- Stated goal
Return each line of the listing below, unchanged, and omit the images.

══ Source excerpt ══

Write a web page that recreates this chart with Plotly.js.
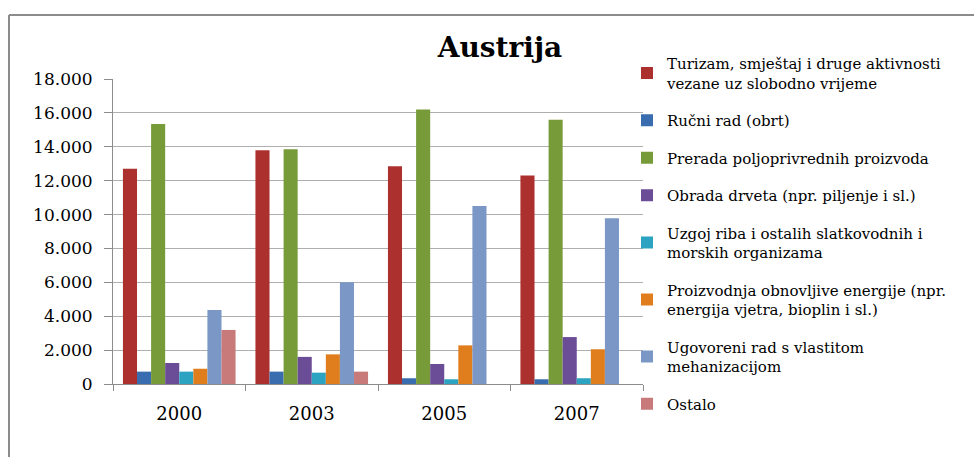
<!DOCTYPE html>
<html>
<head>
<meta charset="utf-8">
<script src="https://cdn.plot.ly/plotly-3.0.1.min.js"></script>
<style>html,body{margin:0;padding:0;background:#fff;}#chart{width:974px;height:457px;}</style>
</head>
<body>
<div id="chart"></div>
<script>
const years = ['2000', '2003', '2005', '2007'];
const seriesNames = [
  'Turizam, smještaj i druge aktivnosti<br>vezane uz slobodno vrijeme',
  'Ručni rad (obrt)',
  'Prerada poljoprivrednih proizvoda',
  'Obrada drveta (npr. piljenje i sl.)',
  'Uzgoj riba i ostalih slatkovodnih i<br>morskih organizama',
  'Proizvodnja obnovljive energije (npr.<br>energija vjetra, bioplin i sl.)',
  'Ugovoreni rad s vlastitom<br>mehanizacijom',
  'Ostalo'
];
const turizam = [12700, 13800, 12850, 12300];
const rucniRad = [730, 730, 340, 280];
const prerada = [15350, 13850, 16200, 15600];
const obradaDrveta = [1240, 1600, 1180, 2770];
const uzgojRiba = [730, 670, 280, 340];
const obnovljivaEnergija = [900, 1750, 2280, 2050];
const ugovoreniRad = [4370, 6000, 10500, 9780];
const ostalo = [3190, 730, 0, 0];
const yTickVals = [0, 2000, 4000, 6000, 8000, 10000, 12000, 14000, 16000, 18000];
const yTickText = ['0', '2.000', '4.000', '6.000', '8.000', '10.000', '12.000', '14.000', '16.000', '18.000'];

const allValues = [turizam, rucniRad, prerada, obradaDrveta, uzgojRiba, obnovljivaEnergija, ugovoreniRad, ostalo];
const colors = ['#AC302E', '#3A6DB0', '#789B3A', '#6B4C96', '#2CA3C0', '#E07E1E', '#7A97C6', '#C8797A'];

const traces = allValues.map((vals, i) => ({
  type: 'bar',
  x: years,
  y: vals,
  name: seriesNames[i],
  legendgroup: 'g' + i,
  marker: {color: colors[i], line: {width: 0}},
  hoverinfo: 'x+y+name'
}));

const layout = {
  width: 974,
  height: 457,
  paper_bgcolor: '#ffffff',
  plot_bgcolor: '#ffffff',
  margin: {l: 113, r: 331, t: 79, b: 73},
  barmode: 'group',
  bargap: 0.15,
  bargroupgap: 0,
  title: {
    text: '<b>Austrija</b>',
    font: {family: 'DejaVu Serif', size: 28, color: '#000'},
    x: 500 / 974, xanchor: 'center',
    y: 1 - 47 / 457, yanchor: 'middle'
  },
  xaxis: {
    type: 'category',
    showgrid: false,
    showline: true,
    linecolor: '#8C8C8C',
    linewidth: 1,
    ticks: 'outside',
    tickson: 'boundaries',
    ticklen: 6,
    tickcolor: '#8C8C8C',
    tickfont: {family: 'DejaVu Serif', size: 18, color: '#000'},
    ticklabelstandoff: 13,
    zeroline: false
  },
  yaxis: {
    range: [0, 18000],
    tickvals: yTickVals,
    ticktext: yTickText,
    showgrid: true,
    gridcolor: '#AFAFAF',
    gridwidth: 1,
    showline: true,
    linecolor: '#8C8C8C',
    linewidth: 1,
    ticks: 'outside',
    ticklen: 8,
    tickcolor: '#8C8C8C',
    tickfont: {family: 'DejaVu Serif', size: 17, color: '#000'},
    ticklabelstandoff: 8,
    zeroline: false
  },
  legend: {
    x: (627 - 113) / 530,
    xanchor: 'left',
    y: (384 - 47) / 305,
    yanchor: 'top',
    font: {family: 'DejaVu Serif', size: 15, color: '#000'},
    tracegroupgap: 15,
    itemwidth: 30,
    maxheight: 1,
    bgcolor: 'rgba(0,0,0,0)'
  },
  shapes: [
    {type: 'line', xref: 'paper', yref: 'paper', x0: -104 / 530, x1: 2, y0: (384 - 15) / 305, y1: (384 - 15) / 305, line: {color: '#8C8C8C', width: 2}},
    {type: 'line', xref: 'paper', yref: 'paper', x0: -104 / 530, x1: -104 / 530, y0: (384 - 15) / 305, y1: -2, line: {color: '#8C8C8C', width: 2}}
  ],
  showlegend: true
};

Plotly.newPlot('chart', traces, layout, {displayModeBar: false, staticPlot: true});
</script>
</body>
</html>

═══

- Exercise output
Write a web page that recreates this chart with Plotly.js.
<!DOCTYPE html>
<html>
<head>
<meta charset="utf-8">
<script src="https://cdn.plot.ly/plotly-3.0.1.min.js"></script>
<style>html,body{margin:0;padding:0;background:#fff;}#chart{width:974px;height:457px;}</style>
</head>
<body>
<div id="chart"></div>
<script>
const years = ['2000', '2003', '2005', '2007'];
const seriesNames = [
  'Turizam, smještaj i druge aktivnosti<br>vezane uz slobodno vrijeme',
  'Ručni rad (obrt)',
  'Prerada poljoprivrednih proizvoda',
  'Obrada drveta (npr. piljenje i sl.)',
  'Uzgoj riba i ostalih slatkovodnih i<br>morskih organizama',
  'Proizvodnja obnovljive energije (npr.<br>energija vjetra, bioplin i sl.)',
  'Ugovoreni rad s vlastitom<br>mehanizacijom',
  'Ostalo'
];
const turizam = [12700, 13800, 12850, 12300];
const rucniRad = [730, 730, 340, 280];
const prerada = [15350, 13850, 16200, 15600];
const obradaDrveta = [1240, 1600, 1180, 2770];
const uzgojRiba = [730, 670, 280, 340];
const obnovljivaEnergija = [900, 1750, 2280, 2050];
const ugovoreniRad = [4370, 6000, 10500, 9780];
const ostalo = [3190, 730, 0, 0];
const yTickVals = [0, 2000, 4000, 6000, 8000, 10000, 12000, 14000, 16000, 18000];
const yTickText = ['0', '2.000', '4.000', '6.000', '8.000', '10.000', '12.000', '14.000', '16.000', '18.000'];

const allValues = [turizam, rucniRad, prerada, obradaDrveta, uzgojRiba, obnovljivaEnergija, ugovoreniRad, ostalo];
const colors = ['#AC302E', '#3A6DB0', '#789B3A', '#6B4C96', '#2CA3C0', '#E07E1E', '#7A97C6', '#C8797A'];

const traces = allValues.map((vals, i) => ({
  type: 'bar',
  x: years,
  y: vals,
  name: seriesNames[i],
  legendgroup: 'g' + i,
  marker: {color: colors[i], line: {width: 0}},
  hoverinfo: 'x+y+name'
}));

const layout = {
  width: 974,
  height: 457,
  paper_bgcolor: '#ffffff',
  plot_bgcolor: '#ffffff',
  margin: {l: 113, r: 331, t: 79, b: 73},
  barmode: 'group',
  bargap: 0.15,
  bargroupgap: 0,
  title: {
    text: '<b>Austrija</b>',
    font: {family: 'DejaVu Serif', size: 28, color: '#000'},
    x: 500 / 974, xanchor: 'center',
    y: 1 - 47 / 457, yanchor: 'middle'
  },
  xaxis: {
    type: 'category',
    showgrid: false,
    showline: true,
    linecolor: '#8C8C8C',
    linewidth: 1,
    ticks: 'outside',
    tickson: 'boundaries',
    ticklen: 6,
    tickcolor: '#8C8C8C',
    tickfont: {family: 'DejaVu Serif', size: 18, color: '#000'},
    ticklabelstandoff: 13,
    zeroline: false
  },
  yaxis: {
    range: [0, 18000],
    tickvals: yTickVals,
    ticktext: yTickText,
    showgrid: true,
    gridcolor: '#AFAFAF',
    gridwidth: 1,
    showline: true,
    linecolor: '#8C8C8C',
    linewidth: 1,
    ticks: 'outside',
    ticklen: 8,
    tickcolor: '#8C8C8C',
    tickfont: {family: 'DejaVu Serif', size: 17, color: '#000'},
    ticklabelstandoff: 8,
    zeroline: false
  },
  legend: {
    x: (627 - 113) / 530,
    xanchor: 'left',
    y: (384 - 47) / 305,
    yanchor: 'top',
    font: {family: 'DejaVu Serif', size: 15, color: '#000'},
    tracegroupgap: 15,
    itemwidth: 30,
    maxheight: 1,
    bgcolor: 'rgba(0,0,0,0)'
  },
  shapes: [
    {type: 'line', xref: 'paper', yref: 'paper', x0: -104 / 530, x1: 2, y0: (384 - 15) / 305, y1: (384 - 15) / 305, line: {color: '#8C8C8C', width: 2}},
    {type: 'line', xref: 'paper', yref: 'paper', x0: -104 / 530, x1: -104 / 530, y0: (384 - 15) / 305, y1: -2, line: {color: '#8C8C8C', width: 2}}
  ],
  showlegend: true
};

Plotly.newPlot('chart', traces, layout, {displayModeBar: false, staticPlot: true});
</script>
</body>
</html>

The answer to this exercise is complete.